More recently, 99mTc tetrofosmin injected at rest after nitrates have been, demonstrated to inversely correlate with the transmural extent of scar in patients with previous myocardial infarction and severe left ventricular dysfunction (5) and reduce the percentage of MPI false viable segments to 22%. Thus, in line with previous observations that nitrates ameliorate the diagnostic and the prognostic approach to tissue viability, they also allow a better correlation between regional uptake and the distribution of cMRI hyperenhancement.
The content of this article reflects the personal opinion of the author/s and is not necessarily the official position of the European Society of Cardiology.
Conclusion:
In patients with myocardial infarction, contrast MRI has an emerging role as gold standard for the transmural characterisation of viable myocardium, but it has not yet entered clinical cardiology for several reasons:
-
cost of a cMRI is not negligible and is higher than that of an MPI;
-
cMRI requires specific cardiological knowledge that is not available in all MRI centers;
-
availability of “cardiac” MRI devices is still low;
-
although interesting and innovative, cMRI results are preliminary and obtained in selected study groups;
-
cMRI data are limited to viability and for technical reasons do not extend to the transmural characterisation of transient ischemia while the detection of stress perfusion defects caused by coronary artery disease is the keypoint of MPI.
-
the incremental diagnostic and prognostic value of cMRI has not been evaluated.
As a consequence, the transmural extent of a scar is not yet a clinical question that allows the use of cMRI as a first line diagnostic tool.
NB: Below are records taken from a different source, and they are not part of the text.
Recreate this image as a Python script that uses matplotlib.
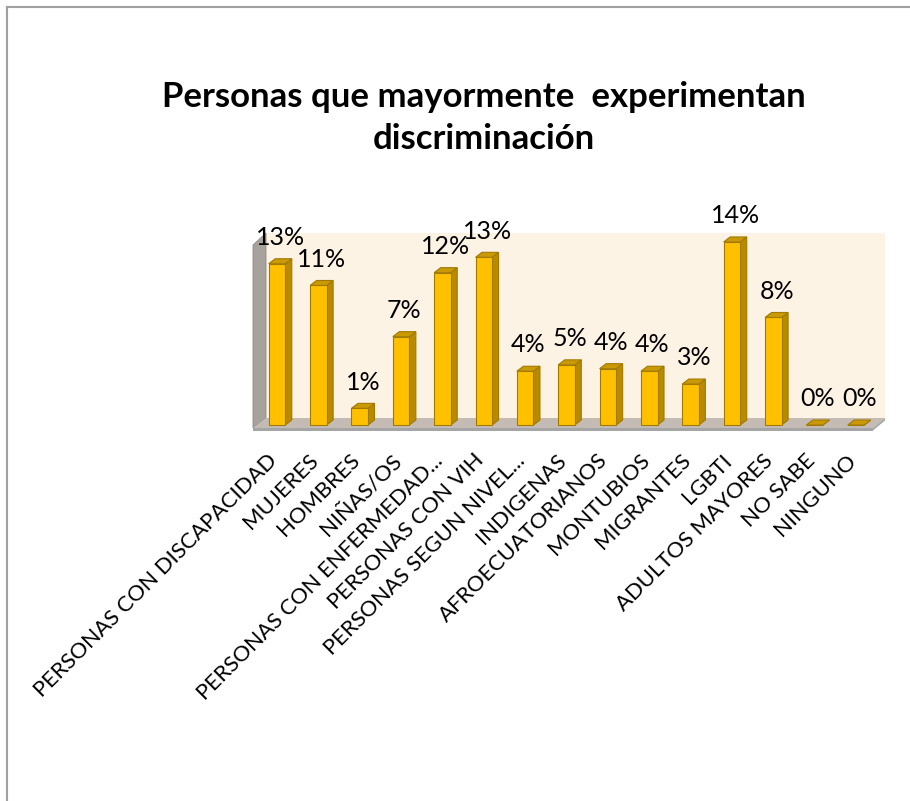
import matplotlib
matplotlib.use("Agg")
import matplotlib.pyplot as plt
from matplotlib.patches import Polygon
from matplotlib.lines import Line2D
from matplotlib.transforms import ScaledTranslation

categories = ["PERSONAS CON DISCAPACIDAD", "MUJERES", "HOMBRES", "NIÑAS/OS",
              "PERSONAS CON ENFERMEDAD...", "PERSONAS CON VIH", "PERSONAS SEGUN NIVEL...",
              "INDIGENAS", "AFROECUATORIANOS", "MONTUBIOS", "MIGRANTES", "LGBTI",
              "ADULTOS MAYORES", "NO SABE", "NINGUNO"]
values = [12.6, 10.9, 1.3, 6.9, 11.9, 13.1, 4.2, 4.7, 4.4, 4.2, 3.2, 14.3, 8.4, 0.0, 0.0]
title = "Personas que mayormente  experimentan\ndiscriminación"

W, H = 910, 801
fig = plt.figure(figsize=(W / 100, H / 100), dpi=100)
FONT = "Lato"

# axes placement in pixel terms
ax_l, ax_r, ax_t, ax_b = 245, 895, 225, 435
ax = fig.add_axes([ax_l / W, 1 - ax_b / H, (ax_r - ax_l) / W, (ax_b - ax_t) / H])
px_x = 41.36   # pixels per category
px_y = 12.8    # pixels per percent
x0_px, y0_px = 277, 425
ax.set_xlim((ax_l - x0_px) / px_x, (ax_r - x0_px) / px_x)
ax.set_ylim((y0_px - ax_b) / px_y, (y0_px - ax_t) / px_y)

def dx(p):
    return p / px_x

def dy(p):
    return p / px_y

# walls
xl, xr = (266 - x0_px) / px_x, (885 - x0_px) / px_x
ax.add_patch(Polygon([(xl, dy(7)), (xr, dy(7)), (xr, dy(192)), (xl, dy(192))],
                     closed=True, facecolor="#FDF3E5", edgecolor="none", zorder=1))
xf = (253 - x0_px) / px_x
ax.add_patch(Polygon([(xf, dy(-3)), (xl, dy(7)), (xl, dy(192)), (xf, dy(180))],
                     closed=True, facecolor="#A7A29C", edgecolor="#8F8A85", lw=0.6, zorder=2))
xfr = (873 - x0_px) / px_x
ax.add_patch(Polygon([(xf, dy(-3)), (xl, dy(7)), (xr, dy(7)), (xfr, dy(-3))],
                     closed=True, facecolor="#C4BCB4", edgecolor="none", zorder=2))
ax.add_patch(Polygon([(xf, dy(-3)), (xfr, dy(-3)), (xfr, dy(-5.5)), (xf, dy(-5.5))],
                     closed=True, facecolor="#A5A5A5", edgecolor="none", zorder=2))
ax.add_patch(Polygon([(xfr, dy(-3)), (xr, dy(7)), (xr, dy(4.5)), (xfr, dy(-5.5))],
                     closed=True, facecolor="#A5A5A5", edgecolor="none", zorder=2))

bw = 0.40
ddx, ddy = dx(6.5), dy(5)
front = "#FFC000"
side = "#B88A00"
topc = "#C99A06"
edge = "#A27A00"
bars = ax.bar(range(len(values)), values, width=bw, color=front, edgecolor=edge,
              linewidth=0.8, zorder=4)
for i, v in enumerate(values):
    l, r = i - bw / 2, i + bw / 2
    ax.add_patch(Polygon([(r, 0), (r + ddx, ddy), (r + ddx, v + ddy), (r, v)],
                         closed=True, facecolor=side, edgecolor=edge, lw=0.8, zorder=3))
    ax.add_patch(Polygon([(l, v), (l + ddx, v + ddy), (r + ddx, v + ddy), (r, v)],
                         closed=True, facecolor=topc, edgecolor=edge, lw=0.8, zorder=5))
    ax.annotate(f"{round(v)}%", xy=(i + ddx / 2, v), xytext=(0, 13.5),
                textcoords="offset points", ha="center", va="baseline",
                fontsize=18, family=FONT, color="black", zorder=6)

ax.set_xticks(range(len(categories)))
ax.set_xticklabels(categories, rotation=45, ha="right", va="top",
                   fontsize=15.8, family=FONT)
ax.tick_params(axis="x", length=0, pad=11)
shift = ScaledTranslation(4 / 100, 0, fig.dpi_scale_trans)
for lab in ax.get_xticklabels():
    lab.set_transform(lab.get_transform() + shift)
ax.set_yticks([])
for s in ax.spines.values():
    s.set_visible(False)
ax.patch.set_visible(False)

fig.text(484 / W, 1 - 118 / H, title, ha="center", va="center", fontsize=25,
         fontweight="bold", family=FONT, linespacing=1.35)

# outer frame (left and top edges)
fig.add_artist(Line2D([6.5 / W, 6.5 / W], [0, 1 - 6.5 / H], transform=fig.transFigure,
                      color="#A0A0A0", lw=1.5))
fig.add_artist(Line2D([6.5 / W, 1], [1 - 6.5 / H, 1 - 6.5 / H], transform=fig.transFigure,
                      color="#A0A0A0", lw=1.5))

fig.savefig("out.png", dpi=100, facecolor="white")
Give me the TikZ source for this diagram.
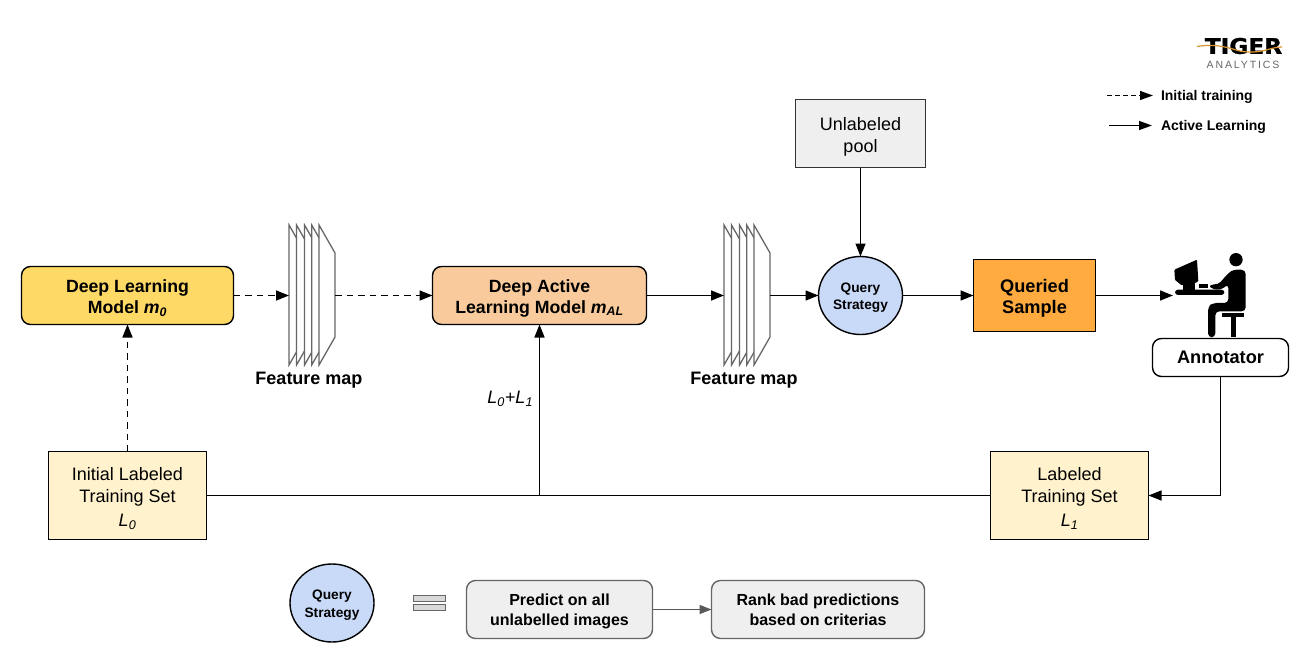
\documentclass[tikz,border=0pt]{standalone}
\usepackage{fontspec}
\setmainfont{Liberation Sans}
\newfontfamily\logofont[BoldFeatures={FakeBold=1.2}]{DejaVu Sans}
\usetikzlibrary{arrows.meta,shapes.geometric}
\newcommand{\fs}[1]{\fontsize{#1}{#1}\selectfont}
\newcommand{\dn}[1]{\rule{0pt}{#1pt}}
\newcommand{\featuresheets}[1]{%
  \foreach \d in {0,7.5,15.5,22.7,30}{
    \draw[sheet] ({#1+\d},225) -- ({#1+\d+16},253) -- ({#1+\d+16},337) -- ({#1+\d},365) -- cycle;
  }}
\tikzset{
  x=1pt,y=-1pt,
  every node/.style={inner sep=0pt,outer sep=0pt,align=center,text=black},
  conn/.style={line width=1.5pt,-{Triangle[length=13pt,width=10pt]}},
  plainconn/.style={line width=1.5pt},
  dashconn/.style={conn,dash pattern=on 6.5pt off 5pt},
  sheet/.style={draw=black!60,fill=white,line width=1.3pt,line join=miter},
  model/.style={draw=black,line width=1.4pt,rounded corners=9pt,font=\bfseries\fs{17.7}},
  plainbox/.style={draw=black,line width=1.4pt,font=\fs{18}},
  grayround/.style={draw=black!60,fill=boxgray,line width=1.4pt,rounded corners=9pt,font=\bfseries\fs{16}},
  qcircle/.style={ellipse,draw=black,fill=qblue,line width=1.4pt,minimum width=84pt,minimum height=78pt,font=\bfseries\fs{13.7}},
  flabel/.style={font=\bfseries\fs{18}},
  legend/.style={font=\bfseries\fs{14},anchor=west},
  ghost/.style={draw=none,fill=none}
}
\definecolor{boxgray}{HTML}{EFEFEF}
\definecolor{qblue}{HTML}{C9DAF8}
\definecolor{dlyellow}{HTML}{FFD966}
\definecolor{alpeach}{HTML}{F9CB9C}
\definecolor{qorange}{HTML}{FFAB40}
\definecolor{setcream}{HTML}{FFF2CC}
\definecolor{wave}{HTML}{D9942F}
\begin{document}
\begin{tikzpicture}
\useasboundingbox (0,0) rectangle (1311,669);
\fill[white] (0,0) rectangle (1311,669);

% boxes
\node[model,fill=dlyellow,minimum width=212pt,minimum height=58pt] (dl) at (127.5,295.5) {\dn{18}Deep Learning\\[3.5pt]Model \textit{m\textsubscript{0}}};
\node[model,fill=alpeach,minimum width=214pt,minimum height=58pt] (al) at (539.5,295.5) {\dn{18}Deep Active\\[3.5pt]Learning Model \textit{m\textsubscript{AL}}};
\node[plainbox,draw=black!80,fill=boxgray,minimum width=130pt,minimum height=68pt] (pool) at (860.5,133.5) {\dn{19}Unlabeled\\[4pt]pool};
\node[qcircle] (qs) at (860.5,295.5) {\dn{14}Query\\[3.5pt]Strategy};
\node[draw=black,line width=1.4pt,fill=qorange,minimum width=122pt,minimum height=72pt,font=\bfseries\fs{18.2}] (qsample) at (1034.5,295.5) {\dn{19}Queried\\[3.5pt]Sample};
\node[model,fill=white,minimum width=136pt,minimum height=38pt,font=\bfseries\fs{18.2}] (annot) at (1220.5,357.5) {Annotator};
\node[plainbox,fill=setcream,minimum width=158pt,minimum height=88pt] (init) at (127.5,495.5) {\dn{18.5}Initial Labeled\\[4pt]Training Set\\[6pt]\textit{L\textsubscript{0}}};
\node[plainbox,fill=setcream,minimum width=158pt,minimum height=88pt] (lab) at (1069.5,495.5) {\dn{18.5}Labeled\\[4pt]Training Set\\[6pt]\textit{L\textsubscript{1}}};

% feature maps
\featuresheets{289}
\featuresheets{724}
\node[ghost,minimum width=46pt,minimum height=140pt] (fm1) at (312,295) {};
\node[ghost,minimum width=46pt,minimum height=140pt] (fm2) at (747,295) {};
\node[flabel] (fl1) at (309,380) {Feature map};
\node[flabel] (fl2) at (744,380) {Feature map};

% annotator icon
\node[ghost,minimum width=116pt,minimum height=84pt] (icon) at (1231,295) {};
\begin{scope}[shift={(1165,248)},x=0.3333pt,y=-0.3333pt]
  \fill[black] (213,35) circle[radius=20];
  \fill[black,rounded corners=4pt] (207,64) -- (242,66) -- (242,190) -- (151,190) -- (151,268) -- (129,268) -- (129,176) -- (143,165) -- (190,165) -- (190,108) -- (168,126) -- (135,122) -- (135,108) -- (160,110) -- (190,75) -- cycle;
  \fill[black] (172,195) rectangle (238,208);
  \fill[black] (198,208) rectangle (212,268);
  \fill[black,rounded corners=3pt] (30,125) rectangle (178,141);
  \fill[black] (103,108) rectangle (130,120);
  \fill[black] (55,100) rectangle (90,125);
  \fill[black,rounded corners=1pt] (28,65) -- (96,35) -- (100,100) -- (85,108) -- (50,112) -- (30,96) -- cycle;
\end{scope}

% connectors
\draw[dashconn] (dl.east) -- (fm1.west |- dl.east);
\draw[dashconn] (fm1.east |- dl.east) -- (al.west);
\draw[dashconn] (init.north) -- (dl.south);
\draw[conn] (al.east) -- (fm2.west |- al.east);
\draw[conn] (fm2.east |- qs.west) -- (qs.west);
\draw[conn] (pool.south) -- (qs.north);
\draw[conn] (qs.east) -- (qsample.west);
\draw[conn] (qsample.east) -- (icon.west |- qsample.east);
\draw[conn] (annot.south) -- (annot.south |- lab.east) -- (lab.east);
\coordinate (join) at (al.south |- lab.west);
\draw[plainconn] (init.east) -- (join);
\draw[conn] (lab.west) -- (join) -- (al.south);
\node[font=\itshape\fs{18},anchor=east] (l01) at (533,399) {L\textsubscript{0}+L\textsubscript{1}};

% legend
\coordinate (ld1) at (1107,95.5);
\coordinate (ld1e) at (1153,95.5);
\coordinate (ld2) at (1109,125.5);
\coordinate (ld2e) at (1152,125.5);
\node[legend] (li) at (1161,97) {Initial training};
\node[legend] (la) at (1161,127) {Active Learning};
\draw[line width=1.3pt,dash pattern=on 4.5pt off 3.5pt,-{Triangle[length=13pt,width=9pt]}] (ld1) -- (ld1e);
\draw[line width=1.3pt,-{Triangle[length=13pt,width=9pt]}] (ld2) -- (ld2e);

% logo
\node[font=\logofont\bfseries\fs{21.5}] (tiger) at (1243.5,46) {\scalebox{1.08}[1]{TIGER}};
\draw[wave,line width=1.2pt] (1197,46.5) .. controls (1212,44) and (1222,46) .. (1233,49) .. controls (1243,53) and (1256,53) .. (1268,49.5) .. controls (1273,48) and (1278,47) .. (1282,47);
\node[font=\addfontfeature{LetterSpace=18}\fs{10.5},text=black!60] (analytics) at (1243,65) {ANALYTICS};

% bottom row
\node[qcircle] (qs2) at (332,603) {\dn{14}Query\\[3.5pt]Strategy};
\node[draw=black!60,fill=black!15,line width=1.2pt,minimum width=32pt,minimum height=6pt] (eq1) at (429.5,598.5) {};
\node[draw=black!60,fill=black!15,line width=1.2pt,minimum width=32pt,minimum height=6pt] (eq2) at (429.5,607.5) {};
\node[grayround,minimum width=186pt,minimum height=58pt] (pred) at (559.5,609.5) {\dn{15.5}Predict on all\\[4pt]unlabelled images};
\node[grayround,minimum width=213pt,minimum height=58pt] (rank) at (818,609.5) {\dn{12}Rank bad predictions\\[4pt]based on criterias};
\draw[line width=1.4pt,draw=black!65,-{Triangle[length=12pt,width=9pt,fill=black!65]}] (pred) -- (rank);
\end{tikzpicture}
\end{document}
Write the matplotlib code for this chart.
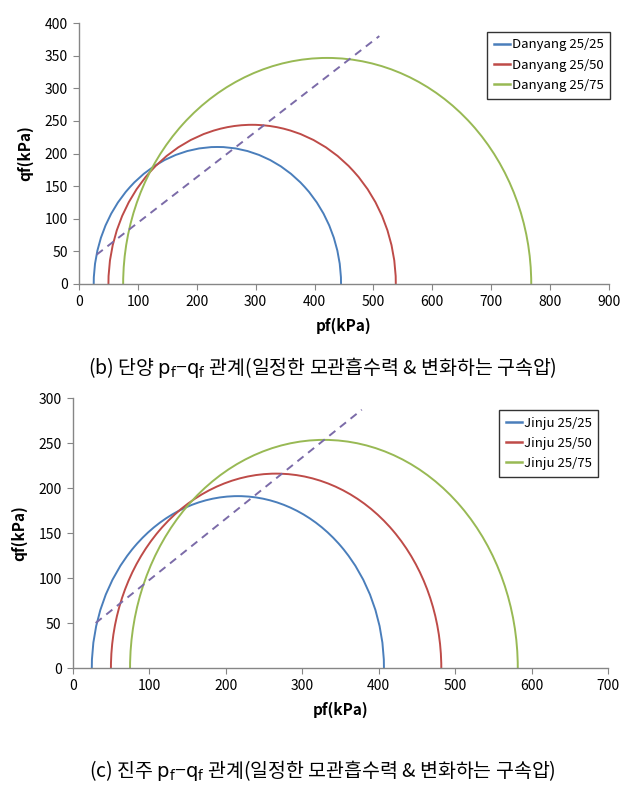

This question will expand and the exact definition of scar through an imaging approach will contribute to rewrite significant parts of the pathophysiology of coronary artery disease and to understand some unsolved issues in the field of non-responders to medical treatment, revascularisation or even resynchronisation. In the meantime, preliminary data obtained in patients with previous myocardial infarction studied by different imaging protocols suggest that beyond ischemia MPI reflects enough “transmurality” in the assessment of viability, especially when 99mTc tracers are correctly associated with nitrates. Finally, experimental data obtained with PET and labeled water (3) and the possibility to use “tracer” adenosine (6) are also encouraging toward the characterisation of the transmural extent of viable myocardium.